▶ _EXERCISE DETAILS_
Keep only the lines of the listing that include the word "this", and copy them.

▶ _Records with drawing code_
****************

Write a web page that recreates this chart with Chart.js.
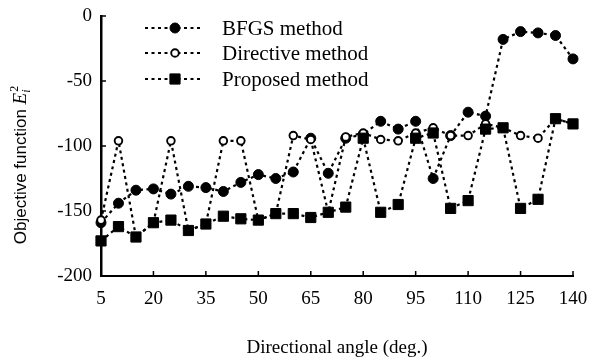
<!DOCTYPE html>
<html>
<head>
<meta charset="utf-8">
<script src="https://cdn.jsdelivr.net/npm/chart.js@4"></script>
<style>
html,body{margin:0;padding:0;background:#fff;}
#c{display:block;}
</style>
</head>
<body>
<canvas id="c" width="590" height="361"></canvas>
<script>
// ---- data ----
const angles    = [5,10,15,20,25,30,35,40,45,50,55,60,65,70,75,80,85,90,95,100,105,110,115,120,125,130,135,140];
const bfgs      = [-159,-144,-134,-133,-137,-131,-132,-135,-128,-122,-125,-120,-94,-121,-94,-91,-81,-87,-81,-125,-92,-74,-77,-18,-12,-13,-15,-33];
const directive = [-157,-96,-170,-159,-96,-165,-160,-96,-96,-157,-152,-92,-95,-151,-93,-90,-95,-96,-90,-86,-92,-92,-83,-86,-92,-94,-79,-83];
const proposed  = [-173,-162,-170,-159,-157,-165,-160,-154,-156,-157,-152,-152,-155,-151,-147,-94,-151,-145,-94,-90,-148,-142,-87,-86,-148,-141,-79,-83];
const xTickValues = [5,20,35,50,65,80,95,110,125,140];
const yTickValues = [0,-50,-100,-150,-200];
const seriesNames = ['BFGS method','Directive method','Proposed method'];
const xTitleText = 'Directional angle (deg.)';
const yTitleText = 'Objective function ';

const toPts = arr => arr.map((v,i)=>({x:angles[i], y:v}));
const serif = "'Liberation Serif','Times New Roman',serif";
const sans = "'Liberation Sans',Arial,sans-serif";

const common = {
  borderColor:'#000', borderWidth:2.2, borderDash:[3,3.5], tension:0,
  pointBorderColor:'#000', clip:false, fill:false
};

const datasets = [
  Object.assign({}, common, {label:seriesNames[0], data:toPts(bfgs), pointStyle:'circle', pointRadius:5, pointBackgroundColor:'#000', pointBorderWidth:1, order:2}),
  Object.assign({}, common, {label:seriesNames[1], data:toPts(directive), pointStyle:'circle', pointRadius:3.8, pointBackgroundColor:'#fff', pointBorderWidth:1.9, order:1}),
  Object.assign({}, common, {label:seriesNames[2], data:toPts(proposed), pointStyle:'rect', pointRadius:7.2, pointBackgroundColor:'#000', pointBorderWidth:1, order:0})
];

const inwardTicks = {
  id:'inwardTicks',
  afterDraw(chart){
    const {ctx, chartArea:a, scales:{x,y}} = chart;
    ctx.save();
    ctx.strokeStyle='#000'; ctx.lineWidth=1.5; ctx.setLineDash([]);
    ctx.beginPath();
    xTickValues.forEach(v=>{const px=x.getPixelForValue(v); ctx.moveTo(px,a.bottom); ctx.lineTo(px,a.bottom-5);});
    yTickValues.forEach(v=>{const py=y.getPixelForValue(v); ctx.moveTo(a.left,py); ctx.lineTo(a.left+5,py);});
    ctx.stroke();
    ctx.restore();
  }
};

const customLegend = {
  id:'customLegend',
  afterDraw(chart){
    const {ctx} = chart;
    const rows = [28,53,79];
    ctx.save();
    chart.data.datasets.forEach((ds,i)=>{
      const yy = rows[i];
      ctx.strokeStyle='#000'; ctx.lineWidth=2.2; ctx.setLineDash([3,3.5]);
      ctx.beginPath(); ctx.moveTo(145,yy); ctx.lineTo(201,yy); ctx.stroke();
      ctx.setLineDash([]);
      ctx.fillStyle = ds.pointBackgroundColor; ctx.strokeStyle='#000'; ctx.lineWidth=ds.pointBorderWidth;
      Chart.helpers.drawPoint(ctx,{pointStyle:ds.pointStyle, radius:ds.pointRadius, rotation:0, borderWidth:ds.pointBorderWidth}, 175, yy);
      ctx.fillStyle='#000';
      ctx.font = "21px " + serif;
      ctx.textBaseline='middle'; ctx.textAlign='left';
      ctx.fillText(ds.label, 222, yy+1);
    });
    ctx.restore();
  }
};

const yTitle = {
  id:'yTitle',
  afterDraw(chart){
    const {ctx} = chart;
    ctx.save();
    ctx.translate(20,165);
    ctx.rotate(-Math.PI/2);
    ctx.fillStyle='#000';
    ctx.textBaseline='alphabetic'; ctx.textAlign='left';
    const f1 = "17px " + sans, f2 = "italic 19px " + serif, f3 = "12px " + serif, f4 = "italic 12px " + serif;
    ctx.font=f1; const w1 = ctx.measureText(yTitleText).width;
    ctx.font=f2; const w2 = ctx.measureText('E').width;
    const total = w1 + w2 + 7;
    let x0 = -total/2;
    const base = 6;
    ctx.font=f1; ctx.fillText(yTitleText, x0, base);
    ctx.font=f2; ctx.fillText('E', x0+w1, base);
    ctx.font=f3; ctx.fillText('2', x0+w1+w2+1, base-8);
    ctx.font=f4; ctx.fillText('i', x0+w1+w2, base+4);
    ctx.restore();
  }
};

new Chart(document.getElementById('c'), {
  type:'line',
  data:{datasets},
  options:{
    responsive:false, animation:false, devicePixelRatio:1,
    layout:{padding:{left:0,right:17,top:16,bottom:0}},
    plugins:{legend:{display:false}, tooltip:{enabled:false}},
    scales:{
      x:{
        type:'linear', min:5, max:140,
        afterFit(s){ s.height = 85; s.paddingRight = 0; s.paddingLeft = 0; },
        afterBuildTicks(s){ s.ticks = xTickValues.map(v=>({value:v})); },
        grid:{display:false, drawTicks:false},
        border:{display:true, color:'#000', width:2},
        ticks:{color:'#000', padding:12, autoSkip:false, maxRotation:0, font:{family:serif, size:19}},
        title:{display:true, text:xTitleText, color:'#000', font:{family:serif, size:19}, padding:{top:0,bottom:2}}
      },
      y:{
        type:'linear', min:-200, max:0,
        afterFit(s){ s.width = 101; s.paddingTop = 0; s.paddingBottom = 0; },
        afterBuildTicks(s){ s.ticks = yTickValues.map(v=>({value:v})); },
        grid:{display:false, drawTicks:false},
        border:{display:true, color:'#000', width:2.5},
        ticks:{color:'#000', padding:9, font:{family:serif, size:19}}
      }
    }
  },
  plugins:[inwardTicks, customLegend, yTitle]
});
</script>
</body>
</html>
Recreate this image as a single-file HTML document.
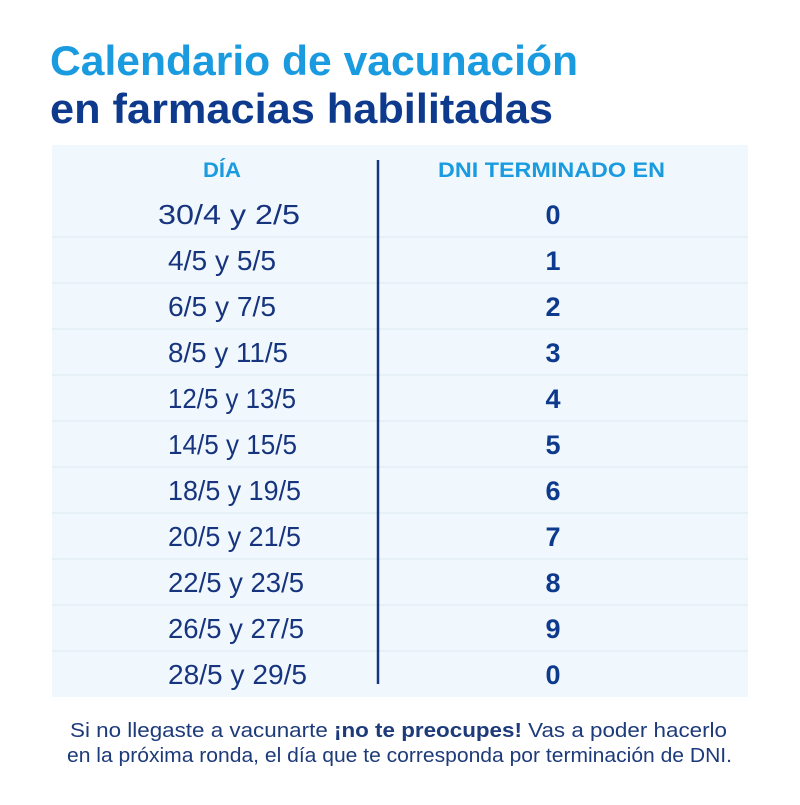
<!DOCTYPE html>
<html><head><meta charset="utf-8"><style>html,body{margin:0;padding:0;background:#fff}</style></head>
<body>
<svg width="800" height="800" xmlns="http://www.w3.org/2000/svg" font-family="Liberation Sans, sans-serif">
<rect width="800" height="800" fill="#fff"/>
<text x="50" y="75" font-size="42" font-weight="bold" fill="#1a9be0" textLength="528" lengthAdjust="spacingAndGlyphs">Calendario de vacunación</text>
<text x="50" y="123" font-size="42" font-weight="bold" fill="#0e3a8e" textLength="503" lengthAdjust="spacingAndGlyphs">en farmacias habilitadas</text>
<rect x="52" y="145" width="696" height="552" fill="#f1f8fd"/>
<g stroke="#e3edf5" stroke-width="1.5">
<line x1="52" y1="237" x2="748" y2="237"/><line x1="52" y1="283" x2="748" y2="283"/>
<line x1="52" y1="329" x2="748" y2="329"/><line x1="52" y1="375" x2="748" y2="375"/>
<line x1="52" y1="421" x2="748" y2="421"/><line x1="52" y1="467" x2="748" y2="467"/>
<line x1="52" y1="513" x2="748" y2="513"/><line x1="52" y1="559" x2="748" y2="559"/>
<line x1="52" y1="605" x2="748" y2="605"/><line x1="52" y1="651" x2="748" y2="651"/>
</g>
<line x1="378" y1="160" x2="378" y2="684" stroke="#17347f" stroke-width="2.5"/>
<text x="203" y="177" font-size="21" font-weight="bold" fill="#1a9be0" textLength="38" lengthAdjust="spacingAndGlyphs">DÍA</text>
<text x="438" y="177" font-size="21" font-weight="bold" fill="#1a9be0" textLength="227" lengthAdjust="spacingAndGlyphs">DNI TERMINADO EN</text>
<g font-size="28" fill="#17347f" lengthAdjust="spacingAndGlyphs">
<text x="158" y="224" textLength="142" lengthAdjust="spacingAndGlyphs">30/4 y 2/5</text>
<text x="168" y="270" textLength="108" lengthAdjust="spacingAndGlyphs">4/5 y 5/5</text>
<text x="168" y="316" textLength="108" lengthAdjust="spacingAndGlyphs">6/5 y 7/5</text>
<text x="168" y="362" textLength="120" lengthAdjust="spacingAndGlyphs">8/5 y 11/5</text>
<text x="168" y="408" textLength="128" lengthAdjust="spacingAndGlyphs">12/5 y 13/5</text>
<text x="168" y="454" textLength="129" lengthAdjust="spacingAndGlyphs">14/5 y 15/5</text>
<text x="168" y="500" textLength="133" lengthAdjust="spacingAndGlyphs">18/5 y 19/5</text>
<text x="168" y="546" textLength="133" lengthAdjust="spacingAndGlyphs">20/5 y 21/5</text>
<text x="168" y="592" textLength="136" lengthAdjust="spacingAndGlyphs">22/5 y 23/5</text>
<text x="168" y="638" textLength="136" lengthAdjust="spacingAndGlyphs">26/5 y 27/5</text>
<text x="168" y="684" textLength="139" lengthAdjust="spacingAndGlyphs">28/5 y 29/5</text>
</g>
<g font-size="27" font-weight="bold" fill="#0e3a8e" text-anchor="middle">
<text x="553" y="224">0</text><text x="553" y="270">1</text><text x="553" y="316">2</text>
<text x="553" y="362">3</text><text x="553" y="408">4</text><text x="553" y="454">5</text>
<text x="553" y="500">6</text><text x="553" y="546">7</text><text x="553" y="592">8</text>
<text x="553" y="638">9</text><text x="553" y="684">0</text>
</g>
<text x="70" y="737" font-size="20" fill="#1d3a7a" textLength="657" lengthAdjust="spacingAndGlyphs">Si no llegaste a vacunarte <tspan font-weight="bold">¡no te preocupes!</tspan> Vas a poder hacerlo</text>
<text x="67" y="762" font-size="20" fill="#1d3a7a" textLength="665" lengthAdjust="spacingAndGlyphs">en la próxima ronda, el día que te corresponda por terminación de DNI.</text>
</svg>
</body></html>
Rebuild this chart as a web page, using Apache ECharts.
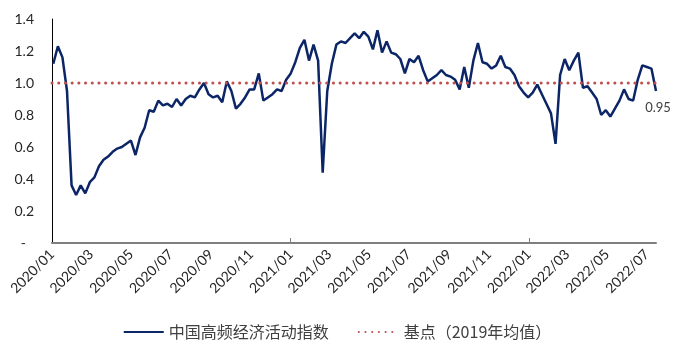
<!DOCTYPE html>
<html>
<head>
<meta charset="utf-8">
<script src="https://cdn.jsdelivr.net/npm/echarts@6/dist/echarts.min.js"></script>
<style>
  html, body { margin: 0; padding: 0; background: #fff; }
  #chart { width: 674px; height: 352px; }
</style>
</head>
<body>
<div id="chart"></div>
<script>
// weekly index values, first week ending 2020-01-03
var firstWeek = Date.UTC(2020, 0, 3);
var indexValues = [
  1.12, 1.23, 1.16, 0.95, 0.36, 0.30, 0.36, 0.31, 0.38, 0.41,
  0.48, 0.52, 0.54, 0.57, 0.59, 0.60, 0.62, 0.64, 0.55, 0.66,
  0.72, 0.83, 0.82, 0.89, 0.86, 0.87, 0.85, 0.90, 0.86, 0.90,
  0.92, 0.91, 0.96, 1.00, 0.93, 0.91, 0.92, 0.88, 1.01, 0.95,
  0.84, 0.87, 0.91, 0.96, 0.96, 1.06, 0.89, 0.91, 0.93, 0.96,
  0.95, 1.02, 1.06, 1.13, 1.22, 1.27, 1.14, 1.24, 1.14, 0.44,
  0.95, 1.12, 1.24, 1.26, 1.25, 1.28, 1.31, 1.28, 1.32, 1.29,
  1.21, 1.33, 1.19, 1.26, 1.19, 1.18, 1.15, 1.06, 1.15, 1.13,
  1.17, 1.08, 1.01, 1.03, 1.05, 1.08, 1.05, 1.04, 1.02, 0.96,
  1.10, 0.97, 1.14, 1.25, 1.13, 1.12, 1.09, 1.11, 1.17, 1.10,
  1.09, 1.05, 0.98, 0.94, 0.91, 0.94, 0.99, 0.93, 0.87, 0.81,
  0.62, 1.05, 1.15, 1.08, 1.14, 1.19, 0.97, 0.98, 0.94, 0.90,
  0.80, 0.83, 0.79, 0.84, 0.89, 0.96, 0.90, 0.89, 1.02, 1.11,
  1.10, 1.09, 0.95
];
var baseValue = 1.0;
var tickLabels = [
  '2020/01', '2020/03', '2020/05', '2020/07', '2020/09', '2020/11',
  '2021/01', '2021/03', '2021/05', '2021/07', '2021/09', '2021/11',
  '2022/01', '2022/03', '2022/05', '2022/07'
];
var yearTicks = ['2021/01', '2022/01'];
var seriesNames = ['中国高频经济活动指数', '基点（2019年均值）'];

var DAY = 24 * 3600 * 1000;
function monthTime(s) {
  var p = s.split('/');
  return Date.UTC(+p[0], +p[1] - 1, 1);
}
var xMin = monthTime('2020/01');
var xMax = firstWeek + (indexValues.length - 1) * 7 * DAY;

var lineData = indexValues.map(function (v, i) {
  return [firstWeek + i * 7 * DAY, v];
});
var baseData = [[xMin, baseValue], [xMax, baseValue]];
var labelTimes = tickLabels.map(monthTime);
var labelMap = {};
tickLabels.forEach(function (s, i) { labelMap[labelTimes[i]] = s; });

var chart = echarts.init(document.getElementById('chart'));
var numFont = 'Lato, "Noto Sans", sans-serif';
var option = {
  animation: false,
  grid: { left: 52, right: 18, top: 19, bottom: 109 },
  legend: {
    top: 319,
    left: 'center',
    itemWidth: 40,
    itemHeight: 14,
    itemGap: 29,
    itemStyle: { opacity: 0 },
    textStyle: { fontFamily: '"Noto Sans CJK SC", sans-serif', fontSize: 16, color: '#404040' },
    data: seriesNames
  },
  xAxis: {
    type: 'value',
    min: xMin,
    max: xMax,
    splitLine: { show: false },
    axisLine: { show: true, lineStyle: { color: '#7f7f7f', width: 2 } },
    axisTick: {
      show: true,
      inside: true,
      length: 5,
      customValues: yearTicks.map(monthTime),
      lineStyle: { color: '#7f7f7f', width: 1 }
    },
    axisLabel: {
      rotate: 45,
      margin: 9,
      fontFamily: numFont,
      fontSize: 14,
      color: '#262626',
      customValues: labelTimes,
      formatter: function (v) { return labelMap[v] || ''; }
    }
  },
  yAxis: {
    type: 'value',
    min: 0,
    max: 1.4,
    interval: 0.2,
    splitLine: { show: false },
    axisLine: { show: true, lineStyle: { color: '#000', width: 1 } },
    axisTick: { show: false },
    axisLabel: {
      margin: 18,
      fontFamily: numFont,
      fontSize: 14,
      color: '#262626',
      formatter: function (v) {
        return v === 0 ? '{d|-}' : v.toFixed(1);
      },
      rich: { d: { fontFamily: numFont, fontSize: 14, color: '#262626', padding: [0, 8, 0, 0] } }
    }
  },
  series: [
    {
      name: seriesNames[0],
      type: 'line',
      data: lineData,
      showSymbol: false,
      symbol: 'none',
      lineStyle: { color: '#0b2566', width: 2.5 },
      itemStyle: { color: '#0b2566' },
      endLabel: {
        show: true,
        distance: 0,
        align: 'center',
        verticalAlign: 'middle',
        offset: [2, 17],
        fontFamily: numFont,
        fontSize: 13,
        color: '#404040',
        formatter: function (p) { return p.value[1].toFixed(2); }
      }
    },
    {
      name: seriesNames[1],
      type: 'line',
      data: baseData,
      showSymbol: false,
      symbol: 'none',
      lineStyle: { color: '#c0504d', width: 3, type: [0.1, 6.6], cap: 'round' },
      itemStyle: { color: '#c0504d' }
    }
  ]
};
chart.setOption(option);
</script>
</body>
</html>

****************

▶ _TASK SOLUTION_
Write a web page that recreates this chart with Chart.js.
Recreate this image as a single-file HTML document.
Rebuild this chart as a web page, using Apache ECharts.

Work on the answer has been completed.